My Lords, I will introduce my Amendments 81 and 82 in this group, which I have the privilege of sharing with the noble Viscount, Lord Hailsham. I remind the Committee that the Government concede that this policy is novel and might even concede that it is controversial. There are grave concerns about whether Rwanda is currently safe and further concerns, raised eloquently earlier today, that even if it becomes safe at some point—for example, as a result of the successful implementation of the treaty—it may not be safe for ever.
Throughout these debates, the Government have relied heavily on the principle of parliamentary sovereignty—not executive sovereignty. That is why Amendment 81, which I share with the noble Viscount, Lord Hailsham, and which is supported by the noble Baroness, Lady Bennett of Manor Castle, makes commencement a matter for the Secretary of State but to be approved by the Joint Committee on Human Rights and both Houses of Parliament by way of resolution. It is hence not executive fiat.
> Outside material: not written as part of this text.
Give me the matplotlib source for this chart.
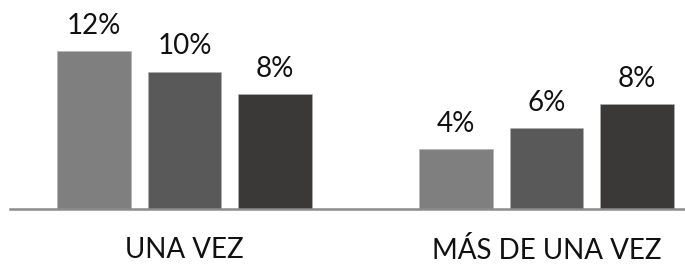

Currently, Clause 9(1) says:
“This Act comes into force on the day on which the Rwanda Treaty enters into force”.
Treaty ratification is for the most part a matter for the Executive, but if we are to be the high court of Parliament and oust the jurisdiction of the ordinary courts of the land, parliamentary sovereignty at the very least requires parliamentary commencement. I leave to the noble Viscount, Lord Hailsham, Amendment 82 on his system of rolling sunsets.